── DATA EXTRACT ──
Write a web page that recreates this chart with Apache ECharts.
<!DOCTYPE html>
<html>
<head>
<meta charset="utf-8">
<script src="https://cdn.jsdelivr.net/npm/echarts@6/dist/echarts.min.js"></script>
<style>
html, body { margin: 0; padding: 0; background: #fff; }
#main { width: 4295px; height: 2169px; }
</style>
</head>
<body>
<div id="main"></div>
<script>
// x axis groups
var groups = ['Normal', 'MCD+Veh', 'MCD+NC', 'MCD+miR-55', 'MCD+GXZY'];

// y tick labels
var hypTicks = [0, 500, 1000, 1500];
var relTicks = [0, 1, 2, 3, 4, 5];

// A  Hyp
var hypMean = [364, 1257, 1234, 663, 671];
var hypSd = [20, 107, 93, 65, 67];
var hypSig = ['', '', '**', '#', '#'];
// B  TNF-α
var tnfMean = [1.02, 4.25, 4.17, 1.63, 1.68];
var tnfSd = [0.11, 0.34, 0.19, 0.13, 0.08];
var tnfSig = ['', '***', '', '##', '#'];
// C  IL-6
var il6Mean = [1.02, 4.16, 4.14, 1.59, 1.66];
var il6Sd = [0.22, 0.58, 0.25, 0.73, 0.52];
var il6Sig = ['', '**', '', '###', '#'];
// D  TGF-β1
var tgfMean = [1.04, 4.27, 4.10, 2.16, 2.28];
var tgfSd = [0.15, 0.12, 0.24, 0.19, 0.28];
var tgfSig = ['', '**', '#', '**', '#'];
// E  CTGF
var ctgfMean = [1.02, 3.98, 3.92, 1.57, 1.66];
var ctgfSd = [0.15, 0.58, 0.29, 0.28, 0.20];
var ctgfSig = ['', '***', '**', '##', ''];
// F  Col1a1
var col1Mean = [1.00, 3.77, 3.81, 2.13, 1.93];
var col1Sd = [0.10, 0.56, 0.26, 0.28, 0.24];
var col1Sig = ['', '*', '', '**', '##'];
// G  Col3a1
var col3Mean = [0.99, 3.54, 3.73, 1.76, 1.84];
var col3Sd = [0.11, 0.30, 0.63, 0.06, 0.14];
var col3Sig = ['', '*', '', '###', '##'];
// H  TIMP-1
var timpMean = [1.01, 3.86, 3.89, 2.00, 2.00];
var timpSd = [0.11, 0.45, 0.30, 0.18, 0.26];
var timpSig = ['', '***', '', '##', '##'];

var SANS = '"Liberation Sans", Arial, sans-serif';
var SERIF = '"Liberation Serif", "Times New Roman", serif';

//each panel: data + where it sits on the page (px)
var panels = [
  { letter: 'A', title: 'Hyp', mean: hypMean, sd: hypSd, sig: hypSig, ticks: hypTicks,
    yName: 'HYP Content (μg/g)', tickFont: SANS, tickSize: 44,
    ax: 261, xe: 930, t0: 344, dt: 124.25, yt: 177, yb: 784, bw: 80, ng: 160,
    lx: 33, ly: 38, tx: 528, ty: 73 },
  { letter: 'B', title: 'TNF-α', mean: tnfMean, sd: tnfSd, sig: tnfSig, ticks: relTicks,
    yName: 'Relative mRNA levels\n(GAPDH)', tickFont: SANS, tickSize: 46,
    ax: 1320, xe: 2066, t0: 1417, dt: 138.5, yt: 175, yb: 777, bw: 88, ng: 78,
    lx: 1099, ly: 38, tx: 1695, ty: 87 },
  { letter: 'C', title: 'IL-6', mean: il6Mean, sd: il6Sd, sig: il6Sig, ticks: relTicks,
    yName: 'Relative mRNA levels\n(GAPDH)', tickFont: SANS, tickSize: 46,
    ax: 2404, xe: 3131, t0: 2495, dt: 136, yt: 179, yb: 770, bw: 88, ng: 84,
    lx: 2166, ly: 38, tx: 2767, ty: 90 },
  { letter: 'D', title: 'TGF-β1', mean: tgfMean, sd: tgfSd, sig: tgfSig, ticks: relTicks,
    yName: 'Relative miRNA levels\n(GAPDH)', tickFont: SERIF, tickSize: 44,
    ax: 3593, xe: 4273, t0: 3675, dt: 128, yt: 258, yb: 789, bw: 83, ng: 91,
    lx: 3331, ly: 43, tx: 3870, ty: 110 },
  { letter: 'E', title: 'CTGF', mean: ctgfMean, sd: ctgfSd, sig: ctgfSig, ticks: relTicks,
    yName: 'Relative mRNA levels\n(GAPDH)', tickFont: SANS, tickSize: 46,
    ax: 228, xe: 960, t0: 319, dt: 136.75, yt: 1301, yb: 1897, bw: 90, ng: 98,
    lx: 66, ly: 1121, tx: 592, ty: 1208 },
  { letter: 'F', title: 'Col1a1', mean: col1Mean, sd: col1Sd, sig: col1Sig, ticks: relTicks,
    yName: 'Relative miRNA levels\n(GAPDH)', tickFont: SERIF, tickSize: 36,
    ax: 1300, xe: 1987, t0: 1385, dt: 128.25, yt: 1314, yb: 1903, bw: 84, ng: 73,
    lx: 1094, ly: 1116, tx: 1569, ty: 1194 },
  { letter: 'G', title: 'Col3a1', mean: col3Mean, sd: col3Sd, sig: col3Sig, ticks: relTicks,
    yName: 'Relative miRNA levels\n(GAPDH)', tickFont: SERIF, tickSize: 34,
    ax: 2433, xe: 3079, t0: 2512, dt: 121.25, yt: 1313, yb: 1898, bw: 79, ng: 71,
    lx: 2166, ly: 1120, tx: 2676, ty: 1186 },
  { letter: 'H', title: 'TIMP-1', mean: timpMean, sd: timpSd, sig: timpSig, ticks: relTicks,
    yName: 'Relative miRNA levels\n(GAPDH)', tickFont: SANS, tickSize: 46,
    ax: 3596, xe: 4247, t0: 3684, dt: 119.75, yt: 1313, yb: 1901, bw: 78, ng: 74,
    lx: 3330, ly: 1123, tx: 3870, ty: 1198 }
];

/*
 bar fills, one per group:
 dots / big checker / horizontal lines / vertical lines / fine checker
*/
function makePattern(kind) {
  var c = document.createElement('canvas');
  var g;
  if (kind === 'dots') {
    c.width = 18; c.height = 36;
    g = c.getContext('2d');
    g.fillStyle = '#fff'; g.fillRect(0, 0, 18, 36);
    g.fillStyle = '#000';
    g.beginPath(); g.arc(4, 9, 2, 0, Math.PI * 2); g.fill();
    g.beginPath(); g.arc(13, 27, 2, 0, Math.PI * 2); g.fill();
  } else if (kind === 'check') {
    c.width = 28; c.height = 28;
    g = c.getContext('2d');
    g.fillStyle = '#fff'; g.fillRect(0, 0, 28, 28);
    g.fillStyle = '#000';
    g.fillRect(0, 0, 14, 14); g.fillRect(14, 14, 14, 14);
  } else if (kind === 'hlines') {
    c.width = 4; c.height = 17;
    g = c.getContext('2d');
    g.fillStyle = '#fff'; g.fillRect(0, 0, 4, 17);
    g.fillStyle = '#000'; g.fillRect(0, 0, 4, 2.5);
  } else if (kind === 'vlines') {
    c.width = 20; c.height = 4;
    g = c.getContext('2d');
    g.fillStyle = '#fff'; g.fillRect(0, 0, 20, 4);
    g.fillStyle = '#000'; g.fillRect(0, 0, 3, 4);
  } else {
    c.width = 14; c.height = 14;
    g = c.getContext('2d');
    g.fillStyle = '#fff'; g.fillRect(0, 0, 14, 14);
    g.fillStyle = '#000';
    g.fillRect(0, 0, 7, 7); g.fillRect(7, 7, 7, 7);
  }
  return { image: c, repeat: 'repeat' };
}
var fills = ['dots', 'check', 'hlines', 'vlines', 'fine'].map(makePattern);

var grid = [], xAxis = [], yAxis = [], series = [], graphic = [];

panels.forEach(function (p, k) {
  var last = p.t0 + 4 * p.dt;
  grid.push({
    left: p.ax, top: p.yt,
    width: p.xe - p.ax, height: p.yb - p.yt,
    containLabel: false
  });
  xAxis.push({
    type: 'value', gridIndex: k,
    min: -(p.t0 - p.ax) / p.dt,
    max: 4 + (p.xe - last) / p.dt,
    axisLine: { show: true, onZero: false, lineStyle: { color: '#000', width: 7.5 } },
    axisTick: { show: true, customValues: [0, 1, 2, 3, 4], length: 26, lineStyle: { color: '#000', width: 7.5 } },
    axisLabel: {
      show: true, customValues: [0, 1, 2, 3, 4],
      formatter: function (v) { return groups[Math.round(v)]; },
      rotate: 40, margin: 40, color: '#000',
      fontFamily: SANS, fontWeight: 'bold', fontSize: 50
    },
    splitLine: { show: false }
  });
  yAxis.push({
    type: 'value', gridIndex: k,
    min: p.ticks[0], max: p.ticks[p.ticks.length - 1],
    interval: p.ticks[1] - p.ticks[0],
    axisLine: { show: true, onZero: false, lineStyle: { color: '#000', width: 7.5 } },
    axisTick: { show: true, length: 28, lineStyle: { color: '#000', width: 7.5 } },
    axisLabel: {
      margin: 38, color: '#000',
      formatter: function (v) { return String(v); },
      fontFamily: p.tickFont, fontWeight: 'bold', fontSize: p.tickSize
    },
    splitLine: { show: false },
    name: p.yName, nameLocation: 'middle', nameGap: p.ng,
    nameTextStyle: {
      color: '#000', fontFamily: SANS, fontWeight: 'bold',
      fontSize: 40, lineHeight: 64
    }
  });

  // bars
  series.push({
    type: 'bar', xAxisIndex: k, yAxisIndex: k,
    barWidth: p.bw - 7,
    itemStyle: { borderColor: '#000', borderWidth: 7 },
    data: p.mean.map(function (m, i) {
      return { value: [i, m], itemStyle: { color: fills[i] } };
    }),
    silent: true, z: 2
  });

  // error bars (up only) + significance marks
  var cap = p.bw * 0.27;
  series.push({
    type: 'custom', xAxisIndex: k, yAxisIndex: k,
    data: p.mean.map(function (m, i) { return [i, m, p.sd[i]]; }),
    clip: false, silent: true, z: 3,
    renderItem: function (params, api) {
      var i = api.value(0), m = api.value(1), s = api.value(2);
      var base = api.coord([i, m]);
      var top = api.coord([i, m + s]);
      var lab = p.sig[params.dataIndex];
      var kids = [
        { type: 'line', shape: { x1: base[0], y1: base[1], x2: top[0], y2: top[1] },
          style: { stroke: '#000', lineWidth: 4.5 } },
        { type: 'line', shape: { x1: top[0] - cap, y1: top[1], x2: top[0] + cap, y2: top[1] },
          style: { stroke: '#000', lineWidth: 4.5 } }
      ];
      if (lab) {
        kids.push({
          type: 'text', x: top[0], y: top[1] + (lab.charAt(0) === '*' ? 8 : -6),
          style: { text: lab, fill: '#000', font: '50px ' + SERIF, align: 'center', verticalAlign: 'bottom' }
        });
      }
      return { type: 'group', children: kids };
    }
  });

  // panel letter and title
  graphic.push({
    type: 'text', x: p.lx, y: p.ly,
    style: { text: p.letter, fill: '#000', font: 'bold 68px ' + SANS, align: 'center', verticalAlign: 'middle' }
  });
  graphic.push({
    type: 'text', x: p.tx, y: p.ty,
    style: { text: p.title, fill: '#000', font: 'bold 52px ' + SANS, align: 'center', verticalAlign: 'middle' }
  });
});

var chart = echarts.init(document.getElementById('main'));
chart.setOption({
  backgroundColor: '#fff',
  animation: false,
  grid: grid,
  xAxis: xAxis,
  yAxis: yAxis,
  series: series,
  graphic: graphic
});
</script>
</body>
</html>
───
── DATA EXTRACT ──
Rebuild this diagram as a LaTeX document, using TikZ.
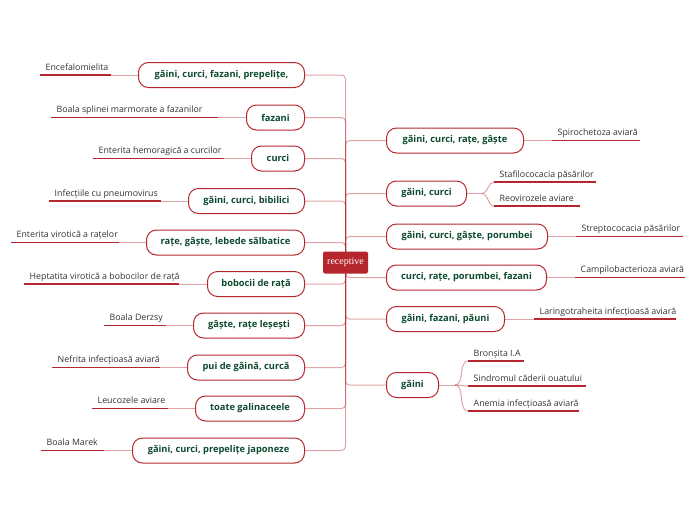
───
** EXERCISE DESCRIPTION **
From the records above, copy every line that holds the word "this".

** RESULT **
Write a web page that recreates this chart with Apache ECharts.
Rebuild this diagram as a LaTeX document, using TikZ.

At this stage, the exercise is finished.